Real-World Experiences With Potting Soil and Potting Mix
One of the fastest ways gardeners learn this difference is through failure, which is gardening’s least polite but most memorable teacher. A common first-time mistake is scooping up soil from the yard and filling a decorative pot with it. At first, everything seems fine. The plant looks decent, the soil looks dark, and confidence is high. Then a week later the surface turns hard, watering becomes weirdly uneven, and the plant either wilts from dryness or stays wet for so long that the leaves begin yellowing. That is usually the moment the lesson lands: what works in the ground does not automatically work in a container.
Many indoor plant owners have a similar story. They buy a leafy houseplant, repot it into a heavy “soil” because heavier feels richer, and then wonder why the plant stops growing. In real homes, especially ones with lower light or cooler rooms, dense mixes dry very slowly. The plant is not being dramatic. It is reacting to a root zone with too little oxygen. Switching to a better-draining potting mix often changes everything. Suddenly the watering schedule becomes easier, the leaves perk up, and the plant starts acting like it remembers why it was invited indoors in the first place.
Container vegetable gardeners also notice the difference quickly. Tomatoes, peppers, and basil grown in quality potting mix usually establish faster and recover better from hot afternoons. The mix stays lighter, so roots can spread through the container instead of fighting a compacted mass. That does not mean potting mix solves every problem. In midsummer, some lightweight blends dry so fast that gardeners feel like unpaid irrigation interns. But even then, the answer is usually to improve the mix or container size, not to jump to heavy garden soil.
Another real-world experience comes from repotting season. Gardeners often open two different bags and realize labels can be misleading. One “potting soil” may be fluffy, open, and perfectly usable in containers. Another may be dense, fine-textured, and better left for larger outdoor applications. That is why experienced growers stop shopping by name alone. They look at texture, ingredients, and intended use. They squeeze the bag. They look for perlite, bark, coir, or peat. They think about the plant first, not the marketing headline.
Over time, most gardeners develop preferences. Some swear by peat-based mixes for moisture retention.

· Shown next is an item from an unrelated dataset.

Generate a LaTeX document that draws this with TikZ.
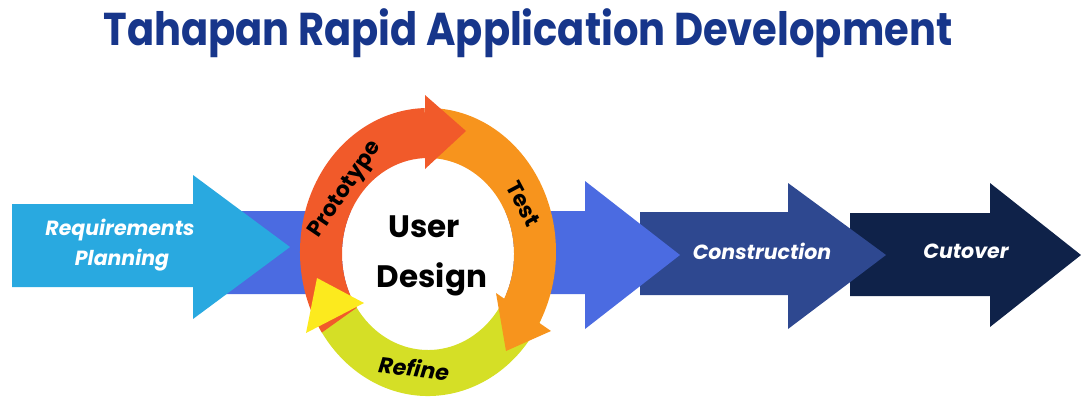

Others prefer coir blends because they re-wet more easily. Some add bark for orchids, extra perlite for succulents, or compost for large summer planters. The important experience-based takeaway is simple: the best medium is the one that matches the plant, the pot, the climate, and your watering habits. Once you understand the difference between potting soil and potting mix, you stop guessing and start growing with intention. That is when gardening gets easier, cheaper, and a lot more fun.